Il prodotto interno lordo di Israele è crollato del 19,4 per cento nell’ultimo trimestre del 2023 in termini annualizzati rispetto al periodo precedente, a causa della guerra nella striscia di Gaza. È quanto emerge dai dati dell’Ufficio centrale di statistica.
Nel corso dell’anno, il Pil dello Stato ebraico è cresciuto del 2 per cento, contro le previsioni formulate dalla Banca centrale israeliana per un aumento del 2,3 per cento alla fine di ottobre, meno di un mese dopo l’attacco di Hamas. L’ultimo trimestre del 2023 è stato il peggiore, in termini di Pil pro capite, dal primo trimestre del 2020, segnato dalla pandemia Covid-19.
I consumi privati sono diminuiti del 27 per cento su base trimestrale annualizzata, a causa del crollo della domanda e della fiducia dei consumatori nel primo periodo della guerra.
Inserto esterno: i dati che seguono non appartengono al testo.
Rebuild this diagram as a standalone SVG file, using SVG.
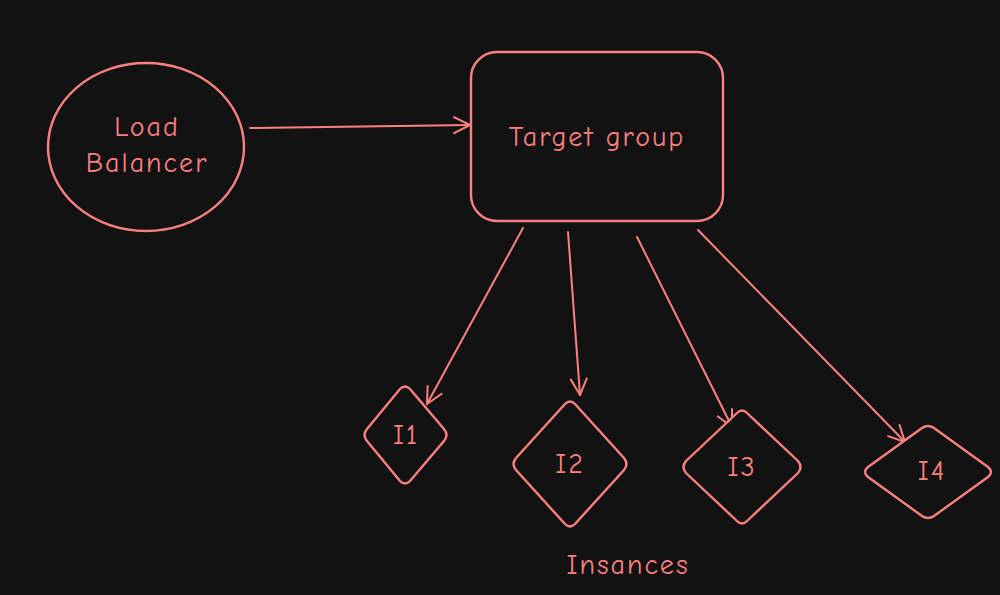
<svg xmlns="http://www.w3.org/2000/svg" width="1000" height="595" viewBox="0 0 1000 595">
  <defs>
    <style>
      .shape { fill: #121212; stroke: #ff8080; stroke-width: 2.4; stroke-linejoin: round; stroke-linecap: round; }
      .edge { fill: none; stroke: #ff8080; stroke-width: 2; stroke-linecap: round; }
      .label { fill: #ff8080; font-family: "Comic Neue", "Liberation Sans", "DejaVu Sans", sans-serif; font-size: 28px; letter-spacing: 2px; text-anchor: middle; dominant-baseline: central; }
    </style>
    <marker id="arrow" viewBox="0 0 20 20" refX="18" refY="10" markerWidth="20" markerHeight="20" markerUnits="userSpaceOnUse" orient="auto">
      <path d="M2,2 L18,10 L2,18" fill="none" stroke="#ff8080" stroke-width="2" stroke-linecap="round" stroke-linejoin="round"/>
    </marker>
  </defs>
  <rect width="1000" height="595" fill="#121212"/>

  <g id="connectors">
    <path class="edge" d="M250,128 L470,125" marker-end="url(#arrow)"/>
    <path class="edge" d="M523,228 L427,404" marker-end="url(#arrow)"/>
    <path class="edge" d="M568,232 L580,395" marker-end="url(#arrow)"/>
    <path class="edge" d="M637,237 L732,427" marker-end="url(#arrow)"/>
    <path class="edge" d="M698,230 L905,442" marker-end="url(#arrow)"/>
  </g>

  <g id="load-balancer">
    <ellipse class="shape" cx="146" cy="147" rx="98" ry="84"/>
    <text class="label" x="147" y="127">Load</text>
    <text class="label" x="147" y="163">Balancer</text>
  </g>

  <g id="target-group">
    <rect class="shape" x="471" y="52" width="252" height="169" rx="26" ry="26"/>
    <text class="label" x="597" y="137">Target group</text>
  </g>

  <g id="i1">
    <path class="shape" d="M400,389 Q405,384 410,389 L444,429 Q449,435 444,441 L410,481 Q405,486 400,481 L367,441 Q362,435 367,429 Z"/>
    <text class="label" x="406" y="435">I1</text>
  </g>

  <g id="i2">
    <path class="shape" d="M565,404 Q570,399 575,404 L624,458 Q629,464 624,470 L575,524 Q570,529 565,524 L516,470 Q511,464 516,458 Z"/>
    <text class="label" x="570" y="464">I2</text>
  </g>

  <g id="i3">
    <path class="shape" d="M737,413 Q742,408 747,413 L798,461 Q803,467 798,473 L747,521 Q742,526 737,521 L686,473 Q681,467 686,461 Z"/>
    <text class="label" x="742" y="467">I3</text>
  </g>

  <g id="i4">
    <path class="shape" d="M922,428 Q928,424 934,428 L988,467 Q994,472 988,477 L934,516 Q928,520 922,516 L868,477 Q862,472 868,467 Z"/>
    <text class="label" x="932" y="471">I4</text>
  </g>

  <g id="instances-label">
    <text class="label" x="628" y="565">Insances</text>
  </g>
</svg>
Le esportazioni sono scese del 18 per cento, mentre le importazioni sono crollate del 42 per cento.
La diminuzione registrata nel quarto trimestre è stata la maggiore dal secondo trimestre del 2020, quando il Pil è sceso del 29 per cento a causa della pandemia di Covid-19 che ha colpito le imprese.
A novembre la banca centrale israeliana ha ridotto le sue previsioni di crescita per il 2024 al 2% dal precedente 2,8%, a seguito del primo periodo della guerra. E a gennaio ha anticipato che la guerra potrebbe costare fino a 210 miliardi di shekel (58,22 miliardi di dollari).
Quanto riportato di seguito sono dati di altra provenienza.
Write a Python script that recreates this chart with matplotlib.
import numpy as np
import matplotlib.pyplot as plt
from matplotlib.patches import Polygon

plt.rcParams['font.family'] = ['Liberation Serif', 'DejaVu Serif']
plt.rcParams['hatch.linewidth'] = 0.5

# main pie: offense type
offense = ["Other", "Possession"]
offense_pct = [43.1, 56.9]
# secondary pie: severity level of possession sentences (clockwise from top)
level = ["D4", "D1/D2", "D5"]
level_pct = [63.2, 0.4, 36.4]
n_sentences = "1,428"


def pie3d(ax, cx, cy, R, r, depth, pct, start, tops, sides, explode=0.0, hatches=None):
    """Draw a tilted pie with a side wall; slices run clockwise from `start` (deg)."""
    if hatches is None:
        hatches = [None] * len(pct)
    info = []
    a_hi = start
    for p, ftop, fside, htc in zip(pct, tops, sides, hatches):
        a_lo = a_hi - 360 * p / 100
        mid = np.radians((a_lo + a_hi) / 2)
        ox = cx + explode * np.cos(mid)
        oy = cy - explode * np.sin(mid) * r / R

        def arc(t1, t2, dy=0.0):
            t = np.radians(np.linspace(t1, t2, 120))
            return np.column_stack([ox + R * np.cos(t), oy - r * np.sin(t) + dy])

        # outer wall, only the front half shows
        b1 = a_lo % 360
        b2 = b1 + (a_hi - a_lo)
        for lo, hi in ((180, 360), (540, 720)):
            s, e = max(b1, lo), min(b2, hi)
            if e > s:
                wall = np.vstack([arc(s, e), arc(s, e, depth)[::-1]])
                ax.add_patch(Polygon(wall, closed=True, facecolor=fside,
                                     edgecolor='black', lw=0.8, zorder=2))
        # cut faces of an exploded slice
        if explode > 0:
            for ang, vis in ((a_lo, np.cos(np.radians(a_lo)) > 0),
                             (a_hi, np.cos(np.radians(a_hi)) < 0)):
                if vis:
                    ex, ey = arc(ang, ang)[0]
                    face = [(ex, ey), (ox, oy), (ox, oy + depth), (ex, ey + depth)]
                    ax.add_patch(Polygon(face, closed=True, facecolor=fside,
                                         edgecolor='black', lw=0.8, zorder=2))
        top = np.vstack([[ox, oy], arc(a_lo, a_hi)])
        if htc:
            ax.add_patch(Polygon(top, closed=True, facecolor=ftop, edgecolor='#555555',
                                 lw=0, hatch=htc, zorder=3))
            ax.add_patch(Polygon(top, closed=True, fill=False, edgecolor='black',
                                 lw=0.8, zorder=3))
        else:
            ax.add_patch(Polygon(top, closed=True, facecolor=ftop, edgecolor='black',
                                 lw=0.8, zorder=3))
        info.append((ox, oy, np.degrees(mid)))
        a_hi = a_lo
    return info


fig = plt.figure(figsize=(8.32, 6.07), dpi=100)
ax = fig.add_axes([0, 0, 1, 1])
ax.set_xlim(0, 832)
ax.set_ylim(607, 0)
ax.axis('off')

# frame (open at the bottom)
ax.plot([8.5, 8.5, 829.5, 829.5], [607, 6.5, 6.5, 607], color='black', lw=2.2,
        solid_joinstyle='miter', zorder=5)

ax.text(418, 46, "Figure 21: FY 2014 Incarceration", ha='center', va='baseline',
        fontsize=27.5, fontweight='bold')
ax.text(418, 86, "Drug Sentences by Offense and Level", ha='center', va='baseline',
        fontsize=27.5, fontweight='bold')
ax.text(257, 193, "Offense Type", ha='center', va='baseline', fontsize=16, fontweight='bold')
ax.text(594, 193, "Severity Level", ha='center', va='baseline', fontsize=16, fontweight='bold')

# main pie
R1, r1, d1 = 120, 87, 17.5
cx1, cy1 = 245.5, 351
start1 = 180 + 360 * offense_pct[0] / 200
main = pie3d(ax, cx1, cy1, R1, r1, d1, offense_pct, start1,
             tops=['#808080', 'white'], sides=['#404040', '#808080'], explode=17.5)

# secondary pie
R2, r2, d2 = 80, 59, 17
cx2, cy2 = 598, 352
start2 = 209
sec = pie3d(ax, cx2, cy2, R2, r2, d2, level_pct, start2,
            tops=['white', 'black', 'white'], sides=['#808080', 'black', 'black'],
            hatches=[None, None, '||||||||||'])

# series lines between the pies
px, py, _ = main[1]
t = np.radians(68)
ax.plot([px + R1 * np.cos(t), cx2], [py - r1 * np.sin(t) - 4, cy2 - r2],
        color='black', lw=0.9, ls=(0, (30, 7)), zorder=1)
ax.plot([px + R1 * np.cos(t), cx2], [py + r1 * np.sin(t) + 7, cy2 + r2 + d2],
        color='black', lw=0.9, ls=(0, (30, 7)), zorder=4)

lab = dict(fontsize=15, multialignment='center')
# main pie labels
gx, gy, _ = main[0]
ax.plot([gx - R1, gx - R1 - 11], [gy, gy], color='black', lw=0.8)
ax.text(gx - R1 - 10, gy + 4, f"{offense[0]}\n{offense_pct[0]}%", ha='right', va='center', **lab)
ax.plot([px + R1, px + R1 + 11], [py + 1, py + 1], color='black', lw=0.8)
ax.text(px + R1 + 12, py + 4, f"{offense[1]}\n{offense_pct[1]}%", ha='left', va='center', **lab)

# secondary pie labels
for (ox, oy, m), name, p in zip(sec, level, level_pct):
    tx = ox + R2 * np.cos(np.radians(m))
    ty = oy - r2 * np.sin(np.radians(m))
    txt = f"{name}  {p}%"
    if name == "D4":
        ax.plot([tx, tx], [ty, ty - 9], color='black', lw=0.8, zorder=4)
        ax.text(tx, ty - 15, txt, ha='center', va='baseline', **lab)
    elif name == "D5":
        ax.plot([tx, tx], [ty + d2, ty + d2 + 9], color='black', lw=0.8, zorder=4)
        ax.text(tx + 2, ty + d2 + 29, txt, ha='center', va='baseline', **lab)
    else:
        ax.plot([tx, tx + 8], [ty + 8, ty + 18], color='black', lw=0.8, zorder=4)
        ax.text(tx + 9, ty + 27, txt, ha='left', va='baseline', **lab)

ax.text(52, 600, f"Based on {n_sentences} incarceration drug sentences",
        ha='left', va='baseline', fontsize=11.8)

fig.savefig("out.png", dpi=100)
L’offensiva su Gaza inoltre ha portato a una grave carenza di manodopera e a un crollo del turismo in Israele. Nei giorni successivi al 7 ottobre, l’esercito israeliano ha richiamato più di 300.000 riservisti ed è stato vietato l’ingresso nel Paese ad almeno 160.000 impiegati palestinesi, una quota rilevante della forza lavoro nell’edilizia e nell’agricoltura.